At the beginning of the 20th century, white residents of Bolton Hill began to fear the expanding African-American community to the west of the neighborhood, eventually leading to white flight. The Mount Royal Improvement Association was incorporated in 1928 and pushed for covenants against African-American residency in the neighborhood. By the mid-20th century, however, many Bolton Hill residents moved to the suburbs for modern homes with yards, and in the early 1960s most of the Jewish institutions had moved to the northwest suburbs.

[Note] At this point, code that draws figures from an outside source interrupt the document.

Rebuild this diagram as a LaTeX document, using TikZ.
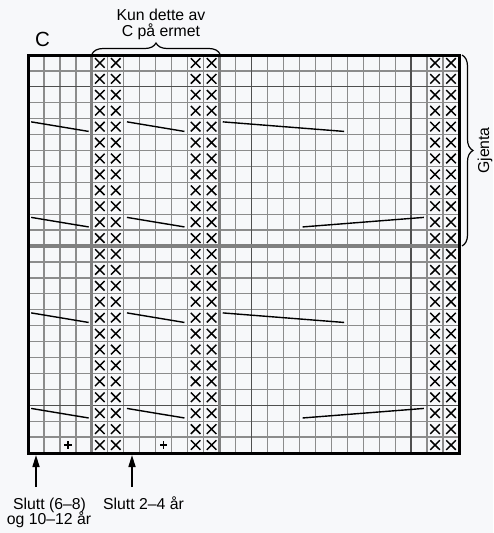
\documentclass[tikz,border=0pt]{standalone}
\usepackage{fontspec}
\setmainfont{Liberation Sans}
\usetikzlibrary{arrows.meta,decorations.pathreplacing}
\definecolor{bg}{RGB}{247,248,250}
\definecolor{thinc}{RGB}{140,140,140}
\definecolor{darkc}{RGB}{80,80,80}
\definecolor{thickc}{RGB}{128,128,128}
\begin{document}
\begin{tikzpicture}[x=1pt,y=-1pt,
 thinline/.style={draw=thinc,line width=1.3pt},
 darkline/.style={draw=darkc,line width=1.3pt},
 thickline/.style={draw=thickc,line width=3.2pt},
 border/.style={draw=black,line width=3pt,line join=miter},
 xmark/.style={draw=black,line width=1.45pt},
 plusmark/.style={draw=black,line width=1.6pt},
 slant/.style={draw=black,line width=1.4pt},
 lbl/.style={font=\fontsize{15.8}{16}\selectfont,inner sep=0pt},
 arr/.style={draw=black,line width=1.6pt,-{Triangle[width=7pt,length=12pt]}},
 bracestyle/.style={draw=black,line width=1.2pt,decorate,decoration={brace,amplitude=11pt}}]
\fill[bg] (0,0) rectangle (493,533);
\useasboundingbox (0,0) rectangle (493,533);
\begin{scope}[shift={(28,55)},x=15.963pt,y=-15.92pt]
 \foreach \i in {1,...,26} \draw[thinline] (\i,0) -- (\i,25);
 \foreach \j in {1,...,24} \draw[thinline] (0,\j) -- (27,\j);
 \foreach \i in {14,24} \draw[darkline] (\i,0) -- (\i,25);
 \foreach \j in {2,22} \draw[darkline] (0,\j) -- (27,\j);
 \draw[thickline] (0,12) -- (27,12);
 \foreach \i in {4,12} \draw[thickline] (\i,0) -- (\i,25);
 \foreach \c in {4,5,10,11,25,26} \foreach \r in {0,...,24} {
   \draw[xmark] (\c+0.2,\r+0.2) -- (\c+0.8,\r+0.8) (\c+0.2,\r+0.8) -- (\c+0.8,\r+0.2);
 }
 \foreach \c in {2,8} \draw[plusmark] (\c+0.27,24.5) -- (\c+0.73,24.5) (\c+0.5,24.27) -- (\c+0.5,24.73);
 \foreach \r in {4,10,16,22} {
   \draw[slant] (0.2,\r+0.2) -- (3.8,\r+0.8);
   \draw[slant] (6.2,\r+0.2) -- (9.8,\r+0.8);
 }
 \foreach \r in {4,16} \draw[slant] (12.2,\r+0.2) -- (19.8,\r+0.8);
 \foreach \r in {10,22} \draw[slant] (17.2,\r+0.8) -- (24.8,\r+0.2);
 \draw[border] (0,0) rectangle (27,25);
\end{scope}
\coordinate (tb1) at (92,54);
\coordinate (tb2) at (220,54);
\draw[bracestyle] (tb1) -- (tb2);
\coordinate (rb1) at (462,55);
\coordinate (rb2) at (462,246);
\draw[bracestyle] (rb1) -- (rb2);
\node[font=\fontsize{20.5}{22}\selectfont,inner sep=0pt,anchor=base] (C) at (42.5,46.7) {C};
\node[lbl,anchor=base] (kun1) at (161,20.7) {Kun dette av};
\node[lbl,anchor=base] (kun2) at (161,36.7) {C på ermet};
\node[lbl,anchor=base] (s1) at (49.5,509.3) {Slutt (6–8)};
\node[lbl,anchor=base] (s2) at (49,524) {og 10–12 år};
\node[lbl,anchor=base] (s3) at (143.5,509.3) {Slutt 2–4 år};
\node[lbl,rotate=90,anchor=base] (gj) at (489,150.5) {Gjenta};
\coordinate (a1s) at (36,487);
\coordinate (a1e) at (36,455);
\coordinate (a2s) at (132,487);
\coordinate (a2e) at (132,455);
\draw[arr] (a1s) -- (a1e);
\draw[arr] (a2s) -- (a2e);
\end{tikzpicture}
\end{document}
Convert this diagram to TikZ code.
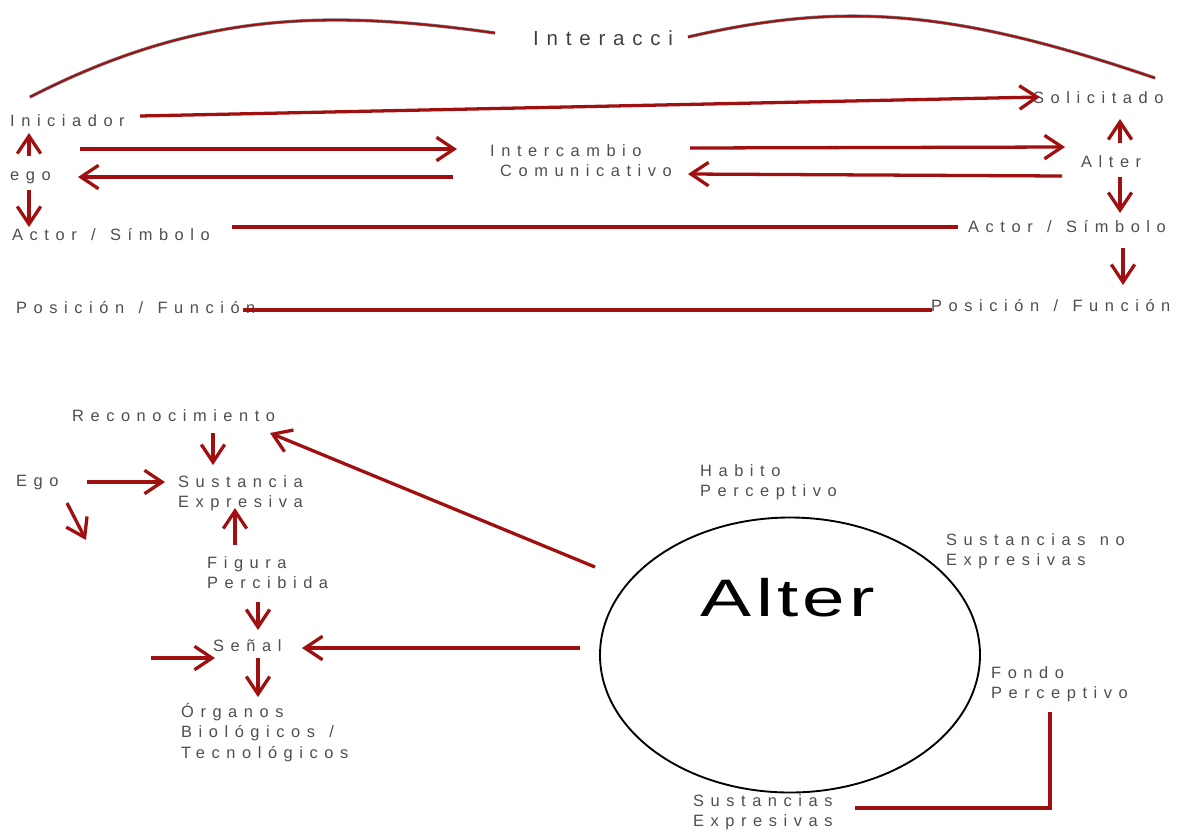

In the early 1960s, federal urban renewal funds were used to demolish houses on the western edge of the neighborhood, which were considered “slums” and targeted for “stabilization.” Several large new developments such as Bolton Square, the Atrium, and Park Purchase III were built in their place. In 1967, Bolton Hill became a Baltimore City historic district, and in 1971 it was placed on the National Register of Historic Places. As a result, the majority of the neighborhood was largely preserved.

In 2018, in an effort to abandon the association with an organization that had its roots in segregation, and to better reflect the location of the community, the Mount Royal Improvement Association became known as the Bolton Hill Community Association.